The basic idea is that you should:
- Recognise you’re in a crucial conversation. You can either think of it in advance or realise it in the moment
- Recognise when the conversation is going off the rails, and spirits are high, and you are headed towards a bad outcome
- The bad outcome occurs when you’re not talking about the issue at hand and how to solve it, but rather start arguing and either go down the aggressive path (fights, shouts, etc) or down the silence path (no communication, avoiding the topic, etc.)
- Acknowledge that the solution is to bring the discussion back on track, establish safety, and focus on shared goals, rather than arguing for the sake of arguing or just “winning”
Authors claim that many ills in families, work groups, societies stem from badly handling these things. But tackling these things will help. And it is a learnable skill. One that needs to be practiced though.
It’s important to avoid the Fool’s Choice : the initial set of choices presented, with various bad outcomes, from these conversations. This is a result of not having a big enough pool of meaning in the conversation. This is the totality of understandings, opinions, choices, etc all participants agree on could be used. A good first step is to try to make this set as large as possible via properly handling the conversation. The book then focuses on various ways of doing this.
Unfortunately in any conversation, you can only work on yourself, not the other. Still, that’s enough to unblock many crucial conversations. Know what you want to achieve in the whole conversation. Not winning the conversation, but the goals you have, of which the conversation is a part of. You should focus on what you want for yourself, for the others, and for the relationship as a whole. It’s important to be holistic, because it’s rarely the case that a crucial conversation is the single interaction you’re having with someone.
If you’ve noticed the conversation has turned unsafe, how to turn it back to a safe one? Here are some tips and tricks:
- You need to step out of the conversation. Stop talking about the particular topic, and talk about the conversation itself.
- Establish that the others know you care about them and about the mutual purpose of the conversation
- Use contrasting: explicitly state what you don’t mean or what you won’t want to happen
- Try to get back to a mutual purpose: try to agree with the group on what the purpose of the convo is
A key element in your dealing with the conversation is your understanding of other’s motives and the stories you tell about them. This is things can definitely get messy.

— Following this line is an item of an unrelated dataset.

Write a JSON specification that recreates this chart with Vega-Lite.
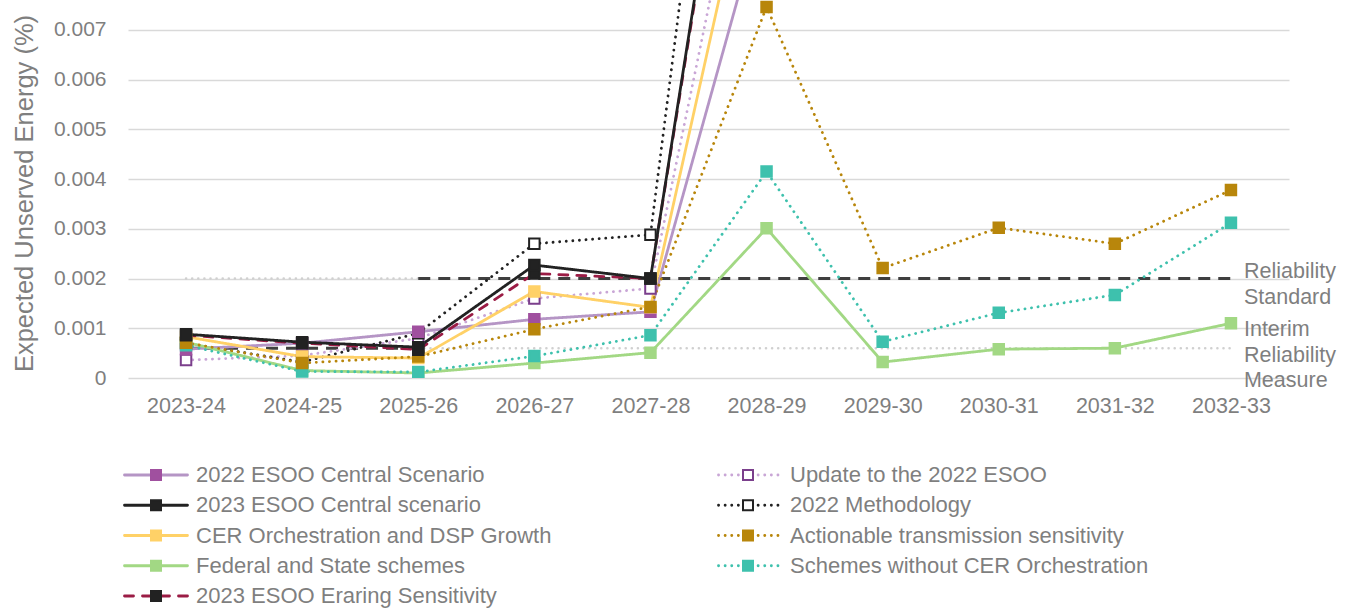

- If you’re in a situation where you’ve gone to the bad mode - either violence or silence
- We tend to speak of others who we’re having a disagreement with as villains. Or at least we paint ourselves as victims. Or that we don’t have any other choice.
- They are nice explanations, often matching the facts, which justify why we are acting a certain way (usually angry) in these situations.

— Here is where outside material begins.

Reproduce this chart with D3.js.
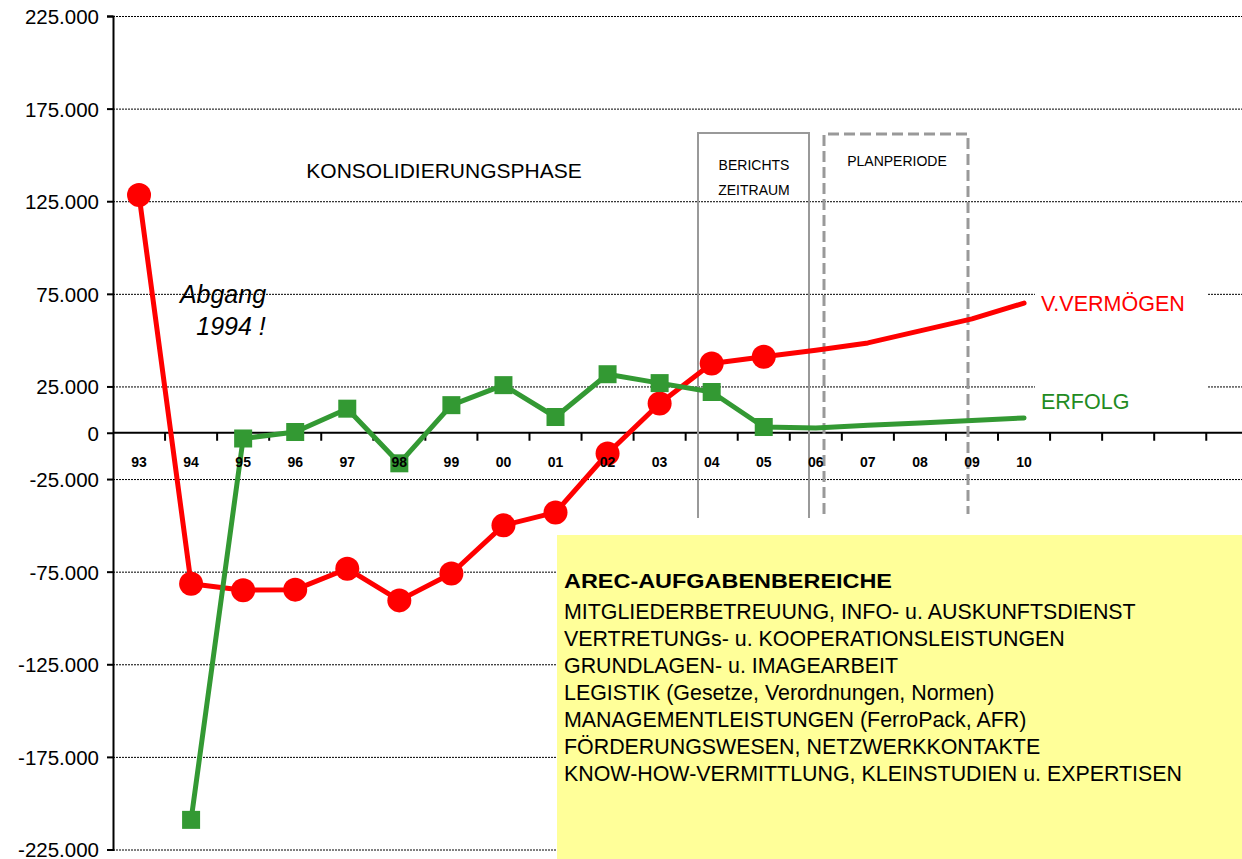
<!DOCTYPE html>
<html>
<head>
<meta charset="utf-8">
<script src="https://cdn.jsdelivr.net/npm/d3@7"></script>
<style>
  body { margin: 0; background: #fff; }
  svg { display: block; font-family: "Liberation Sans", Arial, sans-serif; }
  .grid line { stroke: #000; stroke-width: 1; stroke-dasharray: 2,1; }
  .grid path { display: none; }
</style>
</head>
<body>
<svg width="1242" height="859"></svg>
<script>
// data (values in thousands)
var years = ["93","94","95","96","97","98","99","00","01","02","03","04","05","06","07","08","09","10"];
var vermoegen = [128.3, -81.5, -85, -84.7, -73.4, -90.5, -76, -50, -43, -11.2, 15.8, 37.4, 41, 44.5, 48.5, 55, 61.5, 70];
var erfolg = [null, -209, -3.1, 0.4, 13, -16.5, 14.9, 25.7, 8.5, 31.6, 26.8, 22, 3.1, 2.6, 4, 5.3, 6.6, 8];
var lastMarker = 12; // markers up to "05"
var yTicks = [225, 175, 125, 75, 25, 0, -25, -75, -125, -175, -225];
var nBands = 22;
var aufgaben = [
  "MITGLIEDERBETREUUNG, INFO- u. AUSKUNFTSDIENST",
  "VERTRETUNGs- u. KOOPERATIONSLEISTUNGEN",
  "GRUNDLAGEN- u. IMAGEARBEIT",
  "LEGISTIK (Gesetze, Verordnungen, Normen)",
  "MANAGEMENTLEISTUNGEN (FerroPack, AFR)",
  "FÖRDERUNGSWESEN, NETZWERKKONTAKTE",
  "KNOW-HOW-VERMITTLUNG, KLEINSTUDIEN u. EXPERTISEN"
];

var svg = d3.select("svg");
var plotLeft = 113, plotRight = 1242, plotTop = 16, plotBottom = 849.5;

var x = d3.scaleBand().domain(d3.range(nBands)).range([plotLeft, plotLeft + nBands * 52.06]).padding(0);
var y = d3.scaleLinear().domain([-225, 225]).range([plotBottom, plotTop]);

var de = d3.formatLocale({decimal: ",", thousands: ".", grouping: [3], currency: ["", " €"], minus: "-"});
var fmt = de.format(",.0f");

var cx = function(i) { return x(i) + x.bandwidth() / 2; };

// grid lines
svg.append("g").attr("class", "grid")
  .attr("transform", "translate(" + plotLeft + ",0)")
  .call(d3.axisLeft(y).tickValues(yTicks.filter(function(v) { return v !== 0; })).tickSize(-(plotRight - plotLeft)).tickFormat(""));

// label backgrounds (text boxes cover grid)
svg.append("rect").attr("x", 1035).attr("y", 283).attr("width", 172).attr("height", 32).attr("fill", "#fff");
svg.append("rect").attr("x", 1035).attr("y", 378).attr("width", 172).attr("height", 36).attr("fill", "#fff");

// y axis
var yAxis = svg.append("g")
  .attr("transform", "translate(" + plotLeft + ",0)")
  .call(d3.axisLeft(y).tickValues(yTicks).tickSize(6).tickPadding(8).tickFormat(function(d) { return fmt(d * 1000); }));
yAxis.select(".domain").attr("stroke", "#000").attr("stroke-width", 2);
yAxis.selectAll(".tick line").attr("stroke", "#000").attr("stroke-width", 2);
yAxis.selectAll("text").attr("fill", "#000").style("font-size", "20.5px").attr("dy", "0.36em");

// x axis line + ticks at band boundaries
svg.append("line").attr("x1", plotLeft).attr("x2", plotRight).attr("y1", y(0)).attr("y2", y(0))
  .attr("stroke", "#000").attr("stroke-width", 2);
svg.append("g").selectAll("line").data(d3.range(nBands)).enter().append("line")
  .attr("x1", function(i) { return x(i) + x.bandwidth(); })
  .attr("x2", function(i) { return x(i) + x.bandwidth(); })
  .attr("y1", y(0)).attr("y2", y(0) + 8)
  .attr("stroke", "#000").attr("stroke-width", 2);

// period boxes
svg.append("path")
  .attr("d", "M698,518V133H809V518")
  .attr("fill", "none").attr("stroke", "#999").attr("stroke-width", 2);
svg.append("path")
  .attr("d", "M824,514V134H968V514")
  .attr("fill", "none").attr("stroke", "#999").attr("stroke-width", 3).attr("stroke-dasharray", "11,5");

svg.append("text").attr("x", 754).attr("y", 170).attr("text-anchor", "middle").style("font-size", "14px").text("BERICHTS");
svg.append("text").attr("x", 754).attr("y", 195).attr("text-anchor", "middle").style("font-size", "14px").text("ZEITRAUM");
svg.append("text").attr("x", 897).attr("y", 166).attr("text-anchor", "middle").style("font-size", "14px").text("PLANPERIODE");
svg.append("text").attr("x", 444).attr("y", 178).attr("text-anchor", "middle").style("font-size", "21px").text("KONSOLIDIERUNGSPHASE");

// annotation
svg.append("text").attr("x", 223).attr("y", 303).attr("text-anchor", "middle")
  .style("font-size", "25px").style("font-style", "italic").text("Abgang");
svg.append("text").attr("x", 231).attr("y", 335).attr("text-anchor", "middle")
  .style("font-size", "25px").style("font-style", "italic").text("1994 !");

// series
var line = d3.line()
  .defined(function(d) { return d != null; })
  .x(function(d, i) { return cx(i); })
  .y(function(d) { return y(d); });

svg.append("path").datum(vermoegen).attr("d", line)
  .attr("fill", "none").attr("stroke", "#ff0000").attr("stroke-width", 5).attr("stroke-linejoin", "round").attr("stroke-linecap", "round");
svg.append("g").selectAll("circle")
  .data(vermoegen.map(function(v, i) { return {v: v, i: i}; }).filter(function(d) { return d.i <= lastMarker; }))
  .enter().append("circle")
  .attr("cx", function(d) { return cx(d.i); })
  .attr("cy", function(d) { return y(d.v); })
  .attr("r", 12)
  .attr("fill", "#ff0000");

svg.append("path").datum(erfolg).attr("d", line)
  .attr("fill", "none").attr("stroke", "#339933").attr("stroke-width", 5).attr("stroke-linejoin", "round").attr("stroke-linecap", "round");
svg.append("g").selectAll("rect")
  .data(erfolg.map(function(v, i) { return {v: v, i: i}; }).filter(function(d) { return d.v != null && d.i <= lastMarker; }))
  .enter().append("rect")
  .attr("x", function(d) { return cx(d.i) - 9; })
  .attr("y", function(d) { return y(d.v) - 9; })
  .attr("width", 18).attr("height", 18)
  .attr("fill", "#339933");

// category labels on top of the series
svg.append("g").selectAll("text").data(years).enter().append("text")
  .attr("x", function(d, i) { return cx(i); })
  .attr("y", 467)
  .attr("text-anchor", "middle")
  .style("font-size", "14px").style("font-weight", "bold")
  .text(function(d) { return d; });

// series labels
svg.append("text").attr("x", 1041).attr("y", 311).style("font-size", "21.5px").attr("fill", "#ff0000").text("V.VERMÖGEN");
svg.append("text").attr("x", 1041).attr("y", 409).style("font-size", "21.5px").attr("fill", "#228b22").text("ERFOLG");

// task box
svg.append("rect").attr("x", 557).attr("y", 535).attr("width", 685).attr("height", 324).attr("fill", "#ffff99");
svg.append("text").attr("x", 564).attr("y", 588).style("font-size", "21px").style("font-weight", "bold")
  .attr("textLength", 328).attr("lengthAdjust", "spacingAndGlyphs")
  .text("AREC-AUFGABENBEREICHE");
svg.append("g").selectAll("text").data(aufgaben).enter().append("text")
  .attr("x", 564)
  .attr("y", function(d, i) { return 619 + i * 27; })
  .style("font-size", "21.4px")
  .text(function(d) { return d; });
</script>
</body>
</html>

- They’re not helpful though, and it’s a good idea to recognise these things and try to get out of them.
- Ask yourself again what would a reasonable person want here, what would you want here, and whether whatever it is you’re doing matches those thing?
How to state what you want to get out of the conversation in an effective manner?
- Start by sharing your facts - these aren’t controversial in themselves.
- Then tell your story - what conclusions you are drawing based on these facts.
- But share this as a story - not a fact. See if others agree with it tentatively
- Ask them to share their own stories
How to help others state what they want to get out of the conversation in an effective manner?
- Ask them to share their story - what facts they see, and what conclusions they are drawing
- Mirror and paraphrase - standard conversation and negociation “tactics”, to let the others know you understand them
How to get from the decision to action? There is a very nice chapter, which could very well be the seed of a stand-alone book on effective decision-making in groups. I found it quite the treat. Summarised:
- There are four common ways to make a decision: command, consult, vote, consensus.
- Command is when someone makes the decision and it’s done
- Consult is when someone makes the decision, but first asks around to form the best decision
- Vote is the majority vote, usually all options are decent here, but some notion of agreement is needed
- Consensus is when you need to get everyone to agree
- Up/down the criticallity of the decision increases. Some things are urgent and need to be decided pronto, usually on CoC, but for some other things you need buy in, and context propagation, etc
- Four questions:
- Who cares? who cares about the decision, who will be affected, who wants to be informed/involved
- Who knows? who has the domain expertise to contribute
- Who must agree? Who ware the stakeholders, or people who need to cooperate on the decision
- How many people to involve? As few as possible keeping in mind all constraints
- After a decision is made, you must put it in action
- Who, does what, by when, (and how), and who will follow up?
- Document the decision somehow so that there’s an artefact left from this.
There you go. This is how much I was able to extract from the book. Quite impressive!
There’s some things I didn’t like about the book. Chiefly I didn’t care for all the acronyms, backronyms and mnemonic devices the book used - start with heart, STATE my path, ABCs, AMPP, etc. It’s a side-effect of having so many things to share. But it felt like the book was “trying too much”. A small thing in the end and I’d definitely recommend giving it a try!